You can be very very angry inside: ‘Why has this happened to me?’ ‘Why am I suffering?’ Don’t ask that ‘why?’ Things are for no reason at all. That is the highest understanding. There is no karma, nothing – these are just explanations to console people. They bring consolation; nothing else. They don’t bring any understanding.
Things are as they are and we have to accept. In that acceptance is transcendence.
(Osho Far beyond the Stars)
One day you are healthy, another day you are ill – the mirror reflects! The function of the mirror is just to reflect whatsoever is the case. But each time you get identified.
Stop this identifying yourself with things that are standing in front of you, and suddenly you will see you have never been ill and never been hungry and never been born, and never are you going to die. You are the very source of eternity. You are eternal.

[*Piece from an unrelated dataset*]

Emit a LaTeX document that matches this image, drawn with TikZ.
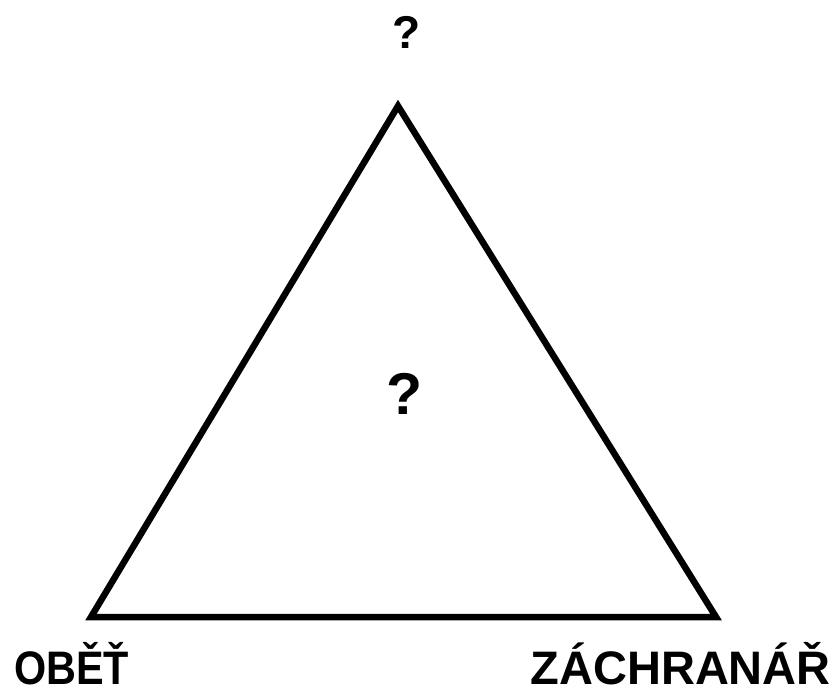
\documentclass[tikz,border=0pt]{standalone}
\usepackage{fontspec}
\setmainfont{Liberation Sans}
\usepackage{graphicx}
\usepackage{tikz}
\usetikzlibrary{positioning}

\begin{document}
\begin{tikzpicture}[x=1pt,y=-1pt,font=\bfseries]
  \tikzstyle{side}=[draw,line width=6.5pt]
  \tikzstyle{role}=[inner sep=0pt,font=\bfseries\fontsize{47}{47}\selectfont]
  \tikzstyle{ask}=[inner sep=0pt]
  \useasboundingbox (0,0) rectangle (835,695);
  \coordinate (top) at (398,106);
  \coordinate (obet) at (91,617);
  \coordinate (zach) at (716,617);
  \draw[side] (top) -- (obet) -- (zach) -- cycle;
  \node[ask,font=\bfseries\fontsize{46}{46}\selectfont] (qtop) at (407,32) {?};
  \node[ask,font=\bfseries\fontsize{59}{59}\selectfont] (qmid) at (405,394) {?};
  \node[role,anchor=base west] (victim) at (14,684) {\scalebox{0.88}[1]{OBĚŤ}};
  \node[role,anchor=base east] (rescuer) at (831,684) {ZÁCHRANÁŘ};
\end{tikzpicture}
\end{document}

(Osho Zen: The Path of Paradox)
Do you think your body is going to heal most efficiently when you’re tense and fearful and fighting cancer as an enemy? Or when you’re loving what is and realising all the ways in which you life is actually better because you have cancer, and from that calm centre doing everything you can to get better? there’s nothing more life giving than inner peace.
(Byron Katie)
When you believe that you are this body you stay limited. That way you get to be small, apparently encapsulated as a body, as one separate form. So every thought has to be about your survival or you comfort or your pleasure, because if you let up for a moment, there would be no body-identification.